**Task directions**
Pictures appear in the records below; write out everything else exactly.

**Material provided**
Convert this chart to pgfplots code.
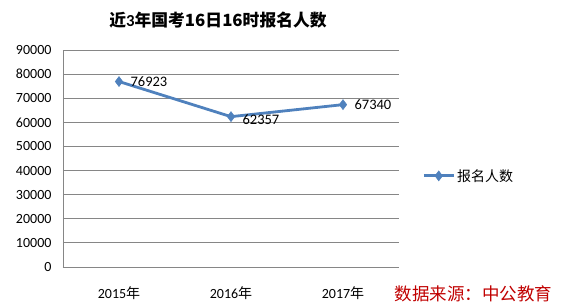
\documentclass[border=0pt]{standalone}
\usepackage{fontspec}
\setmainfont{Carlito}
\newfontfamily\cjk{Noto Sans CJK SC}
\usepackage{pgfplots}
\pgfplotsset{compat=1.18}
\definecolor{exblue}{RGB}{79,129,189}
\definecolor{gridgray}{RGB}{134,134,134}
\definecolor{srcred}{RGB}{192,0,0}
\newcommand{\lowlabel}[1]{\raisebox{-8pt}[0pt][0pt]{#1}}
\begin{document}
\begin{tikzpicture}[x=1pt,y=1pt]
\path (0,0) rectangle (563,304);
\begin{axis}[
  at={(63pt,37pt)}, anchor=south west,
  scale only axis, width=336pt, height=217pt,
  xmin=-0.5, xmax=2.5, ymin=0, ymax=90000,
  xtick={0,1,2}, xticklabels={2015{\cjk 年},2016{\cjk 年},2017{\cjk 年}},
  ytick={0,10000,...,90000},
  scaled y ticks=false,
  /pgf/number format/assume math mode=true,
  yticklabel={\pgfmathprintnumber[fixed,1000 sep={}]{\tick}},
  ymajorgrids, grid style={gridgray, line width=0.8pt},
  axis line style={gridgray, line width=0.8pt},
  axis x line*=bottom, axis y line*=left,
  major tick length=0pt,
  tick label style={font=\fontsize{14}{16}\selectfont, text=black},
  xticklabel style={anchor=base, yshift=-31pt},
  yticklabel style={xshift=-8pt},
  legend style={at={(1.06,0.42)}, anchor=west, draw=none, fill=none, font=\fontsize{14}{16}\selectfont\cjk},
  legend cell align=left,
  legend image code/.code={\draw[mark repeat=2,mark phase=2,#1] plot coordinates {(0pt,0pt) (15pt,0pt) (30pt,0pt)};},
  clip=false,
]
\addplot[exblue, line width=2.8pt, mark=diamond*, mark size=5pt, mark options={fill=exblue, line width=0.5pt},
  nodes near coords, point meta=explicit symbolic,
  every node near coord/.append style={font=\fontsize{14.5}{16}\selectfont, text=black, anchor=west, xshift=8pt}]
  coordinates {(0,76923)[76923] (1,62357)[\lowlabel{62357}] (2,67340)[67340]};
\addlegendentry{报名人数}
\end{axis}
\node[font=\fontsize{16.8}{19}\selectfont\cjk\bfseries] at (218,284) {近{\setmainfont{Carlito}\bfseries 3}年国考16日16时报名人数};
\node[font=\fontsize{17.5}{20}\selectfont\cjk, text=srcred, anchor=east] at (556,10) {数据来源：中公教育};
\end{tikzpicture}
\end{document}
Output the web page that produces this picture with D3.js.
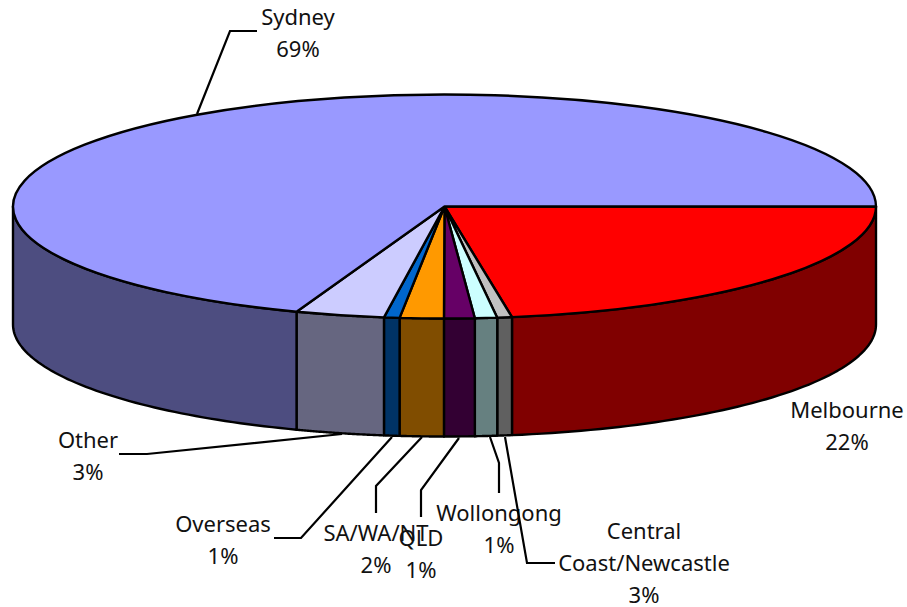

**Solved problem**
Convert this chart to pgfplots code.
\documentclass[border=0pt]{standalone}
\usepackage{fontspec}
\setmainfont{Carlito}
\newfontfamily\cjk{Noto Sans CJK SC}
\usepackage{pgfplots}
\pgfplotsset{compat=1.18}
\definecolor{exblue}{RGB}{79,129,189}
\definecolor{gridgray}{RGB}{134,134,134}
\definecolor{srcred}{RGB}{192,0,0}
\newcommand{\lowlabel}[1]{\raisebox{-8pt}[0pt][0pt]{#1}}
\begin{document}
\begin{tikzpicture}[x=1pt,y=1pt]
\path (0,0) rectangle (563,304);
\begin{axis}[
  at={(63pt,37pt)}, anchor=south west,
  scale only axis, width=336pt, height=217pt,
  xmin=-0.5, xmax=2.5, ymin=0, ymax=90000,
  xtick={0,1,2}, xticklabels={2015{\cjk 年},2016{\cjk 年},2017{\cjk 年}},
  ytick={0,10000,...,90000},
  scaled y ticks=false,
  /pgf/number format/assume math mode=true,
  yticklabel={\pgfmathprintnumber[fixed,1000 sep={}]{\tick}},
  ymajorgrids, grid style={gridgray, line width=0.8pt},
  axis line style={gridgray, line width=0.8pt},
  axis x line*=bottom, axis y line*=left,
  major tick length=0pt,
  tick label style={font=\fontsize{14}{16}\selectfont, text=black},
  xticklabel style={anchor=base, yshift=-31pt},
  yticklabel style={xshift=-8pt},
  legend style={at={(1.06,0.42)}, anchor=west, draw=none, fill=none, font=\fontsize{14}{16}\selectfont\cjk},
  legend cell align=left,
  legend image code/.code={\draw[mark repeat=2,mark phase=2,#1] plot coordinates {(0pt,0pt) (15pt,0pt) (30pt,0pt)};},
  clip=false,
]
\addplot[exblue, line width=2.8pt, mark=diamond*, mark size=5pt, mark options={fill=exblue, line width=0.5pt},
  nodes near coords, point meta=explicit symbolic,
  every node near coord/.append style={font=\fontsize{14.5}{16}\selectfont, text=black, anchor=west, xshift=8pt}]
  coordinates {(0,76923)[76923] (1,62357)[\lowlabel{62357}] (2,67340)[67340]};
\addlegendentry{报名人数}
\end{axis}
\node[font=\fontsize{16.8}{19}\selectfont\cjk\bfseries] at (218,284) {近{\setmainfont{Carlito}\bfseries 3}年国考16日16时报名人数};
\node[font=\fontsize{17.5}{20}\selectfont\cjk, text=srcred, anchor=east] at (556,10) {数据来源：中公教育};
\end{tikzpicture}
\end{document}
Output the web page that produces this picture with D3.js.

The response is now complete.